San Francisco Jewish Film Festival

July 20–Aug. 6 at the Castro and Vogue Theaters; also at the Piedmont Theater in Oakland
The festival has to navigate a challenging tightrope this year, marking Israel’s 75th anniversary even as an extremist right-wing government continues its clampdown on the Palestinians and seeks to constrain Israeli artists. If controversy isn’t your cup of Sanka, the festival offers several nonfiction portraits of American Jewish culture: Lex Gillespie compiles an oral history of The Catskills, octogenarian filmmaker Ralph Arlyck disarmingly confronts aging in I Like It Here and Ruth Reichl embarks on a cross-country odyssey among local farmers, ranchers and chefs in Laura Gabbert’s Food and Country.


Comes Out July 21
Greta Gerwig’s ambitious (and possibly misguided) satire of conformity and consumerism looks like no other movie this year.
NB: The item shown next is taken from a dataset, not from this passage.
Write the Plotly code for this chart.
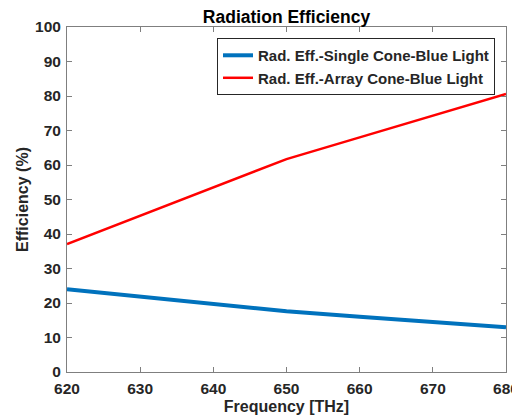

Barbie (Margot Robbie) and Ken (Ryan Gosling) live their plastic existence in a cloying candy-cane dollhouse world that will either set your teeth on edge or propel you on a pastel journey for the perfect summer outfit. Will Gerwig (and co-writer and White Noise director Noah Baumbach) eviscerate gender roles and heterosexual anxieties with laugh-out-loud precision? Or will Mattel and Warner Bros. experience buyers’ remorse for this alt-world swan dive into product placement?



Comes Out July 21
Christopher Nolan fancies himself a craftier Kubrick and a smarter Spielberg, an inventor of fantastic worlds (Inception, Interstellar, Tenet) for adults that spin the turnstiles and spark conversations. This three-hour (!) recapitulation of the Manhattan Project, the nuclear-bomb program headed by theoretical physicist J. Robert Oppenheimer (Cillian Murphy) during World War II to defeat the Nazis, employs Nolan’s tried-and-tired formula of nonlinear story structure, gargantuan set pieces and melodramatic acting. A Compassionate Spy (August 4) provides a nonfiction bookend: Steve James presents the perspective of young Manhattan Project physicist Ted Hall, whose concern about the U.S.’s exclusive ownership of nuclear weapons led him to pass information to the Soviet Union. Summer apocalypse, anyone?